The derivative of a function is a fundamental concept in calculus that represents the rate at which a function changes at any given point. In simpler terms, it's like finding the speed of a moving object at a specific moment in time. For a given function, if you know the derivative, you can determine the behavior of the function, such as whether it is increasing or decreasing.

In the exercise, we were given the derivative of the function: \( f'(x) = \frac{1}{x} \). This tells us that as \( x \) grows larger, the value of the derivative decreases, indicating a slowing rate of increase. Conversely, as \( x \) approaches zero from the positive side, \( f'(x) \) becomes very large, suggesting a rapid increase. Understanding derivatives helps us visualize how the curve's slope behaves across different intervals, which is critical for sketching graphs.

A logarithmic function is the inverse operation of an exponential function and is widely used in many areas of mathematics and real-world applications, such as measuring the intensity of earthquakes or sound. Typically represented as \( \ln(x) \) for natural logarithms, they simplify to simpler multiplication when dealing with repeated multiplicative processes.

In this exercise, we integrate the derivative \( \frac{1}{x} \), which is typical for logarithmic functions, to find \( f(x) = \ln(x) + C \). This equality implies that our function is indeed logarithmic. Since \( \ln(1) = 0 \), when given \( f(1) = 0 \), we conclude that \( C \) must be zero, resulting in our function being simply \( f(x) = \ln(x) \). The logarithmic function often has specific characteristics like slowly increasing as \( x \) grows and having a vertical asymptote at \( x = 0 \).
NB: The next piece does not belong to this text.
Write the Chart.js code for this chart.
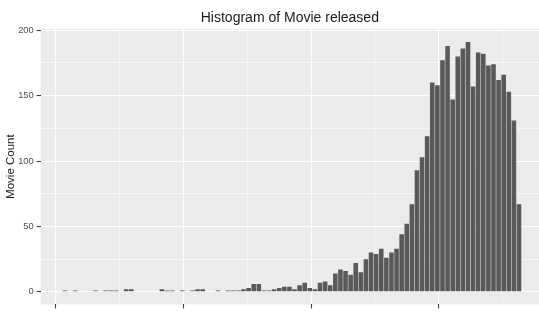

Integration can be thought of as the reverse operation of finding a derivative. While derivatives deal with rates of change, integration is about finding the accumulated value or area under a curve. It helps in determining the original function from its rate of change.

In our task, we used integration to find \( f(x) \) from its derivative \( f'(x) = \frac{1}{x} \). By integrating, we obtained \( f(x) = \ln|x| + C \). For the positive domain \( x > 0 \), this simplifies to \( f(x) = \ln(x) + C \). Understanding integration allows us to piece together the whole function from its differential components, giving us a comprehensive view of the curve.

Concavity is a property of a curve that describes how its direction changes. Specifically, it tells us whether a curve is opening upwards (concave up) or downwards (concave down). This is determined using the second derivative.

For the given function \( f(x) = \ln(x) \), the second derivative was calculated as \( f''(x) = -\frac{1}{x^2} \). Since \( f''(x) < 0 \) for \( x > 0 \), the curve is concave down. In practical terms, this means that the slope of the curve is decreasing; hence, the curve opens downward like a frown. Recognizing concavity is crucial for understanding the broader shape and form of a graph, allowing predictions about its future behavior in terms of rates of increase or decrease.